▶

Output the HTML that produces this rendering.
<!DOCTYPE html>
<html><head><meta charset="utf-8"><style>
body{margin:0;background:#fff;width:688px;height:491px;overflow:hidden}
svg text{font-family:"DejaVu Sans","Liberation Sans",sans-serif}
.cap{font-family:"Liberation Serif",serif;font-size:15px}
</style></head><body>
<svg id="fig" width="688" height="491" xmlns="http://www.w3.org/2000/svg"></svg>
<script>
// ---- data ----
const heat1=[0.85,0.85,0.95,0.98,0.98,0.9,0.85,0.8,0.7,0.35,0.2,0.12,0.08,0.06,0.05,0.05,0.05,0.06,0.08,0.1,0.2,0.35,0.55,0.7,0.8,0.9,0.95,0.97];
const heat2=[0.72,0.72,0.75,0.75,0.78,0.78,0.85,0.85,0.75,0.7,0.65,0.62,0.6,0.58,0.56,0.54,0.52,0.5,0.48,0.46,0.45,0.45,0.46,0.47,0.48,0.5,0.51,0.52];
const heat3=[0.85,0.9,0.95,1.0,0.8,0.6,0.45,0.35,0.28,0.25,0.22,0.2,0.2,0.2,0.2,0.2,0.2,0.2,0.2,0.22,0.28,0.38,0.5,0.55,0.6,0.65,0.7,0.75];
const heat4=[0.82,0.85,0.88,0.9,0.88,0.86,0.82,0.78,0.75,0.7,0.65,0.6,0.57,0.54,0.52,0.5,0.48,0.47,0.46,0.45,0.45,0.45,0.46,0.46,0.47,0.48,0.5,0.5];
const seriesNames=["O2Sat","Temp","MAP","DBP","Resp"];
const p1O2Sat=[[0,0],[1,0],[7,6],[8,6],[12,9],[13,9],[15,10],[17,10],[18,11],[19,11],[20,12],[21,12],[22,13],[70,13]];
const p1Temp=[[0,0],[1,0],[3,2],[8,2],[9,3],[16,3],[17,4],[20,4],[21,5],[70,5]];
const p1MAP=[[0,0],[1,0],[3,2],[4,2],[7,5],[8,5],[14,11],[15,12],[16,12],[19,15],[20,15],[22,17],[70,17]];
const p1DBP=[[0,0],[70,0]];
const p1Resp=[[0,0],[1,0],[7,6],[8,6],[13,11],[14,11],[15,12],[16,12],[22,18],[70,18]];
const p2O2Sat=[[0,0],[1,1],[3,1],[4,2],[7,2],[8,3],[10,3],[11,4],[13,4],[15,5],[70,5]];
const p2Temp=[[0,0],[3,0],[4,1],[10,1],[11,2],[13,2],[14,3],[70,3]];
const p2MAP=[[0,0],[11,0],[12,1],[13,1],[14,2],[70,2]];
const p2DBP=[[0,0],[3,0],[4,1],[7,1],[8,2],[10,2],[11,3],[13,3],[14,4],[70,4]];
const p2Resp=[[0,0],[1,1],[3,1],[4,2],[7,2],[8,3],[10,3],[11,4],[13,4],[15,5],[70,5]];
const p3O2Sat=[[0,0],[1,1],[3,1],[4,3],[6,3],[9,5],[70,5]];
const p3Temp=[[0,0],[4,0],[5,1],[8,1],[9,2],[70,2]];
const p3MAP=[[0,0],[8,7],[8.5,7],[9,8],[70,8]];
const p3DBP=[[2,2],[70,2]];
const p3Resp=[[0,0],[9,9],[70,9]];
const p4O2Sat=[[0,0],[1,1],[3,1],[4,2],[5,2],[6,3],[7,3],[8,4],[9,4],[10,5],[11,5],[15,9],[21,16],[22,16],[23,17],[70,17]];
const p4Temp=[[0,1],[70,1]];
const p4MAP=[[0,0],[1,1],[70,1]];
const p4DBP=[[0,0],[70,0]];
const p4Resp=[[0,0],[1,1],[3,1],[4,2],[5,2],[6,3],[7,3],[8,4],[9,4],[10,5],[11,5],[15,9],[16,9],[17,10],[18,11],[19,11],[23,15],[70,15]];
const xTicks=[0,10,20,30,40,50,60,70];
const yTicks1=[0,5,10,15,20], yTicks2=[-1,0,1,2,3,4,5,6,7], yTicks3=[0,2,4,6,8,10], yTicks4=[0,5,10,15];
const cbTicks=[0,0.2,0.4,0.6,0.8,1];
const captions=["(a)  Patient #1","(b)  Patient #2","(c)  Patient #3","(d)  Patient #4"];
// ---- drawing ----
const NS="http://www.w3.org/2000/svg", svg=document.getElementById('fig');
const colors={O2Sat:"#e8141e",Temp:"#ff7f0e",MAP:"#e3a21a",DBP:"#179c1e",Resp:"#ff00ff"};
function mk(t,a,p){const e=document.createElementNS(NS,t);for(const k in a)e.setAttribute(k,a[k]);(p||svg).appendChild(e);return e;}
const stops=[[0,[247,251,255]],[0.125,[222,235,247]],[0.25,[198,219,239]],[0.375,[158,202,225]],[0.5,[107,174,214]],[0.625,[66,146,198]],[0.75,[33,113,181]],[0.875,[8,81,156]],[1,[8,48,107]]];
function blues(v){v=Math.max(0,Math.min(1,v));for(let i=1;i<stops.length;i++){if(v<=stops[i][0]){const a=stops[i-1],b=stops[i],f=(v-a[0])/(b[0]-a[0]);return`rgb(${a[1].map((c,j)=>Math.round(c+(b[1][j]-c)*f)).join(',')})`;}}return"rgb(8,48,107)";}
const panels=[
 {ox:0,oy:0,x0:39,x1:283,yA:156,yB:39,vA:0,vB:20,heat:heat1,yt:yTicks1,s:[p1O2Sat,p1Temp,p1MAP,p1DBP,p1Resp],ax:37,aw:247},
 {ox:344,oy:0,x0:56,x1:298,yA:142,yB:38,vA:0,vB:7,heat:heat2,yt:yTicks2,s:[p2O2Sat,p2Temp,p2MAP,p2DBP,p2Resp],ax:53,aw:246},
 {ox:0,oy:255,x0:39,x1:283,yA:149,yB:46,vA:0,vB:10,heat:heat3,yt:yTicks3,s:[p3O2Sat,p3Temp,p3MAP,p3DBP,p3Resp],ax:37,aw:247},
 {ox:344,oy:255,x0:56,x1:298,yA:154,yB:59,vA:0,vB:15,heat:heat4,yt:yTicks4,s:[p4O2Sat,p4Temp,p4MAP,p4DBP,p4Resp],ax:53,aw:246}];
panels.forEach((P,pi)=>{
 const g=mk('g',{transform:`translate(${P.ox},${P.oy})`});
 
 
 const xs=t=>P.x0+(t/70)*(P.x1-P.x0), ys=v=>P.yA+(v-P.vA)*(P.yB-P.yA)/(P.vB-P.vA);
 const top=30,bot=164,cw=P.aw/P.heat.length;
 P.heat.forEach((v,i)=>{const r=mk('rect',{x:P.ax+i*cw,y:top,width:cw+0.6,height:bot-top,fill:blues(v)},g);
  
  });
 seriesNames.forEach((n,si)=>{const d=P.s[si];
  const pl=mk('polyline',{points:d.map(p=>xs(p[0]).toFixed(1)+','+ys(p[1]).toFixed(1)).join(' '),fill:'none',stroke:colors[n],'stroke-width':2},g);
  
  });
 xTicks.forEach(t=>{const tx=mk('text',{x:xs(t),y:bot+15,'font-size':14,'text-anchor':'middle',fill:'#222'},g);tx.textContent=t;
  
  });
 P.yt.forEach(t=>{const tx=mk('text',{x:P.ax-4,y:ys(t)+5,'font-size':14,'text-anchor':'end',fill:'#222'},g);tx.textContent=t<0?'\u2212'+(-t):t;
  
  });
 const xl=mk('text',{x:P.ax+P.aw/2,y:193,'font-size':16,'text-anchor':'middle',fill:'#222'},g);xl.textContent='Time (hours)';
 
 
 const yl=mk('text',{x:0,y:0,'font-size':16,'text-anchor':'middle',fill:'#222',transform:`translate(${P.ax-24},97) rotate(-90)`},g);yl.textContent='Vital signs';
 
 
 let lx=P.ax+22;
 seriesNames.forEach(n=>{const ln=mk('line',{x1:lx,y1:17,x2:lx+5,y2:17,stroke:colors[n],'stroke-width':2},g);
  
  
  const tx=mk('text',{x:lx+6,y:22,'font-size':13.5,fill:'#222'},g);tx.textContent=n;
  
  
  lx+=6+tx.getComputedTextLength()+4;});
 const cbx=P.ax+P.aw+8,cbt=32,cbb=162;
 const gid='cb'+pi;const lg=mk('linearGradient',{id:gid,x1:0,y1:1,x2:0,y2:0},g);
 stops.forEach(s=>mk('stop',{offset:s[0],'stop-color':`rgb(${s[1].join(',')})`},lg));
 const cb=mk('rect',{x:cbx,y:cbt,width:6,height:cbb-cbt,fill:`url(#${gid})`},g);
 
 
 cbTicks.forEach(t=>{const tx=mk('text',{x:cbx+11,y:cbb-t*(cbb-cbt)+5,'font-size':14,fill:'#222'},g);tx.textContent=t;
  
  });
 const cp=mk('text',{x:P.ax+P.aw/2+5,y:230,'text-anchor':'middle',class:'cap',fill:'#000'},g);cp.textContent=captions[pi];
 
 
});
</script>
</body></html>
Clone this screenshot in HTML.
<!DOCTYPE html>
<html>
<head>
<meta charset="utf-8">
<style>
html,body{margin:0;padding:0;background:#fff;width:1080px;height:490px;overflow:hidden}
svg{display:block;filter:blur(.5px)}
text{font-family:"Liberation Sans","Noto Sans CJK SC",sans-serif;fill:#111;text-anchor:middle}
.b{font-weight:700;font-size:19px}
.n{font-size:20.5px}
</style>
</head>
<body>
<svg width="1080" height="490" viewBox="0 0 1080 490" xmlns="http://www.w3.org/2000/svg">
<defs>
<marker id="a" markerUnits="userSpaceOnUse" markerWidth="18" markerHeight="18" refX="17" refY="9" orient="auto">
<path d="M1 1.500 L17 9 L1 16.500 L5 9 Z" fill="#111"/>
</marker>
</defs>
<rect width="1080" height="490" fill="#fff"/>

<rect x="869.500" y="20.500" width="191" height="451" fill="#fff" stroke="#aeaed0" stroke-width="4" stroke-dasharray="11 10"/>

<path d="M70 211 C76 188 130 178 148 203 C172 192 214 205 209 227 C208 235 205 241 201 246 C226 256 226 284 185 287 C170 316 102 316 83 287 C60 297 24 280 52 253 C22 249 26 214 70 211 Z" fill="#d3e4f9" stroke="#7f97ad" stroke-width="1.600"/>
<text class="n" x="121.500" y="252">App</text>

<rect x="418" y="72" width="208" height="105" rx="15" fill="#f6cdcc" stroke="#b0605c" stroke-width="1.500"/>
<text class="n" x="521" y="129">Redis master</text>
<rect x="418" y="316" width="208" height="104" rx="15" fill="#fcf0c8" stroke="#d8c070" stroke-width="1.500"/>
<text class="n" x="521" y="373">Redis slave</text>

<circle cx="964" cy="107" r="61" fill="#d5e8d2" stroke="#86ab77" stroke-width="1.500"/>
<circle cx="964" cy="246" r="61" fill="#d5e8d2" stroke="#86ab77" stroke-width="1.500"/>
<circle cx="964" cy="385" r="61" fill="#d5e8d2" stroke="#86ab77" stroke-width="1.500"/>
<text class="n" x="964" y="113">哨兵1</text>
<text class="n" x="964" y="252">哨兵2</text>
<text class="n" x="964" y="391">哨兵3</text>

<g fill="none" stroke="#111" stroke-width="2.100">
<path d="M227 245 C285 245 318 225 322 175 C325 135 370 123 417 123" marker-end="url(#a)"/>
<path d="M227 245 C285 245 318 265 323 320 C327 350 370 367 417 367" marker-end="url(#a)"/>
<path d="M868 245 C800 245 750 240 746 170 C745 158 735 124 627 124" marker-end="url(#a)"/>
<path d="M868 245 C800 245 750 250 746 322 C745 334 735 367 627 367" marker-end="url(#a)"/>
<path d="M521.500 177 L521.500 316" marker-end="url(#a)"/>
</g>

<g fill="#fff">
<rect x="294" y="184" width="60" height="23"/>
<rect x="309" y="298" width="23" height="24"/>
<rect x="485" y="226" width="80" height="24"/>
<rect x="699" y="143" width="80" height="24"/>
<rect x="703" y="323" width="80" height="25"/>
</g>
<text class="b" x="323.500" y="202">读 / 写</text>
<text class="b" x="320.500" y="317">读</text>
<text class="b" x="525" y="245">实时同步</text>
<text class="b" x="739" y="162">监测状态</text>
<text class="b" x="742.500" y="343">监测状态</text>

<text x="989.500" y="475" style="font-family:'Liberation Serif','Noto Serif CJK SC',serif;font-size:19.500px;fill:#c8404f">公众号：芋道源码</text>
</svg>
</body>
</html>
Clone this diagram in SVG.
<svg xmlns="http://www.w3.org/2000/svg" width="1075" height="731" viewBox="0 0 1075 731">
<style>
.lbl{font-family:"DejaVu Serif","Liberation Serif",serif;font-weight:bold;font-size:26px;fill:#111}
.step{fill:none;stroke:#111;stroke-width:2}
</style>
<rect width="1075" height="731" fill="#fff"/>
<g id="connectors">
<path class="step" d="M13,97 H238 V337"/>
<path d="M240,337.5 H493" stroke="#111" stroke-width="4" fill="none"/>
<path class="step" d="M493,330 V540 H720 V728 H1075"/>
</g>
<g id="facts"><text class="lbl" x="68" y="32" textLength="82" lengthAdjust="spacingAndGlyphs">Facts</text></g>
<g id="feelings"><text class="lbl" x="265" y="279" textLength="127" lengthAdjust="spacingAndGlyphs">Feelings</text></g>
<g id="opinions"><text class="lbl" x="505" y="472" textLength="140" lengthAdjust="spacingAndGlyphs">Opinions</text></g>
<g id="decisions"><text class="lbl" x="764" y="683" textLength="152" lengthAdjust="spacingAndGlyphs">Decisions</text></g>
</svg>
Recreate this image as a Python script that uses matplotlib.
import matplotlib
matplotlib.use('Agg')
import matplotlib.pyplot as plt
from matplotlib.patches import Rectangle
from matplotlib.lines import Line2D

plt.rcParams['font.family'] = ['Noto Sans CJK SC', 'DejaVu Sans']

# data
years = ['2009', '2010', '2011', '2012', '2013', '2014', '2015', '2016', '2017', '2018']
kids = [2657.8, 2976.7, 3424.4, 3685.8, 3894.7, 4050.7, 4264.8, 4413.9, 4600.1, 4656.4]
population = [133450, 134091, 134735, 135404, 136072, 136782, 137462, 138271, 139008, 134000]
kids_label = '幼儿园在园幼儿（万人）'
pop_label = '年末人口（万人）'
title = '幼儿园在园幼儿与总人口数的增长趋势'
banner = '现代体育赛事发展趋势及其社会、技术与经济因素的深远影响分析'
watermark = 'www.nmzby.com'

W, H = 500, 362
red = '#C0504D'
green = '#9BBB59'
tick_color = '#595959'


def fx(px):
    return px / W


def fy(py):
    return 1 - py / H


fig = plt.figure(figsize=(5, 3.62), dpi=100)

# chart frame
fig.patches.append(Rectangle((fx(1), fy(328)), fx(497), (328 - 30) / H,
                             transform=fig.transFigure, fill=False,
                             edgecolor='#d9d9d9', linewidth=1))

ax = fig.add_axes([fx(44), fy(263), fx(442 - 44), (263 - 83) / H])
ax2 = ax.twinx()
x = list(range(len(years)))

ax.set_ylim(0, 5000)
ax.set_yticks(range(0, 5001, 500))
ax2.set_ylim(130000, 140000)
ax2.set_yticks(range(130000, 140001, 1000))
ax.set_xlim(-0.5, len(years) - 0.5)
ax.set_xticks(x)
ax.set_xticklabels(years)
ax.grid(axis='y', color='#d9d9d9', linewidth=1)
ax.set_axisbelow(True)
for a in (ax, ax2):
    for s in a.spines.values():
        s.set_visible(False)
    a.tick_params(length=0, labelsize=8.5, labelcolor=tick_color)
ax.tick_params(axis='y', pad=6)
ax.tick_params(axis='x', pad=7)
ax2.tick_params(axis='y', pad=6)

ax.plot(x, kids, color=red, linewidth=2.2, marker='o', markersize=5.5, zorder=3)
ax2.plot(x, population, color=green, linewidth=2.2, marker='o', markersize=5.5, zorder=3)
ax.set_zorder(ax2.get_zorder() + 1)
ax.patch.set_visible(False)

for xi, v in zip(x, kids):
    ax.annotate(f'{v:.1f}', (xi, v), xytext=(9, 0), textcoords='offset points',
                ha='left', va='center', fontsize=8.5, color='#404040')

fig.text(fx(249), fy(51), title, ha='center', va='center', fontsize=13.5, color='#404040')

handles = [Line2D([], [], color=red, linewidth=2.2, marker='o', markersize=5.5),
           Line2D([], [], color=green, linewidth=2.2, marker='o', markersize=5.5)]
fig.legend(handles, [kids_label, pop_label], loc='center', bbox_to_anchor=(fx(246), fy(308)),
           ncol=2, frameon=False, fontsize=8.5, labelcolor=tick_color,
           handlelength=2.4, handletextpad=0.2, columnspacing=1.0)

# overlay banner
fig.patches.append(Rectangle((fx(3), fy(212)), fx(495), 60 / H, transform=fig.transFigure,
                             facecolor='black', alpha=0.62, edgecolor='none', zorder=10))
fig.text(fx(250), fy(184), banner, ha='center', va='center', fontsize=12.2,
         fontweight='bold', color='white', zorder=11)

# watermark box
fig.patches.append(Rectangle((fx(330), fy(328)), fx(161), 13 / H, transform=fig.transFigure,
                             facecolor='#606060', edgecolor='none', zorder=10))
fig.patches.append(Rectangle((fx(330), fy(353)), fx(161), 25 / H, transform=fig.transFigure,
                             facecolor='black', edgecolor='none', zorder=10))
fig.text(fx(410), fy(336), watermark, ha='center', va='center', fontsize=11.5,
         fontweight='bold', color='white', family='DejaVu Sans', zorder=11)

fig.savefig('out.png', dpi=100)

◀

__Task prompt__: Your task is to extract exactly the lines starting at the line with "Recreate this image" and ending at the line with "x = list(range(len(years)))", including both ends, and no other lines.

__Solution for this problem__:
Recreate this image as a Python script that uses matplotlib.
import matplotlib
matplotlib.use('Agg')
import matplotlib.pyplot as plt
from matplotlib.patches import Rectangle
from matplotlib.lines import Line2D

plt.rcParams['font.family'] = ['Noto Sans CJK SC', 'DejaVu Sans']

# data
years = ['2009', '2010', '2011', '2012', '2013', '2014', '2015', '2016', '2017', '2018']
kids = [2657.8, 2976.7, 3424.4, 3685.8, 3894.7, 4050.7, 4264.8, 4413.9, 4600.1, 4656.4]
population = [133450, 134091, 134735, 135404, 136072, 136782, 137462, 138271, 139008, 134000]
kids_label = '幼儿园在园幼儿（万人）'
pop_label = '年末人口（万人）'
title = '幼儿园在园幼儿与总人口数的增长趋势'
banner = '现代体育赛事发展趋势及其社会、技术与经济因素的深远影响分析'
watermark = 'www.nmzby.com'

W, H = 500, 362
red = '#C0504D'
green = '#9BBB59'
tick_color = '#595959'


def fx(px):
    return px / W


def fy(py):
    return 1 - py / H


fig = plt.figure(figsize=(5, 3.62), dpi=100)

# chart frame
fig.patches.append(Rectangle((fx(1), fy(328)), fx(497), (328 - 30) / H,
                             transform=fig.transFigure, fill=False,
                             edgecolor='#d9d9d9', linewidth=1))

ax = fig.add_axes([fx(44), fy(263), fx(442 - 44), (263 - 83) / H])
ax2 = ax.twinx()
x = list(range(len(years)))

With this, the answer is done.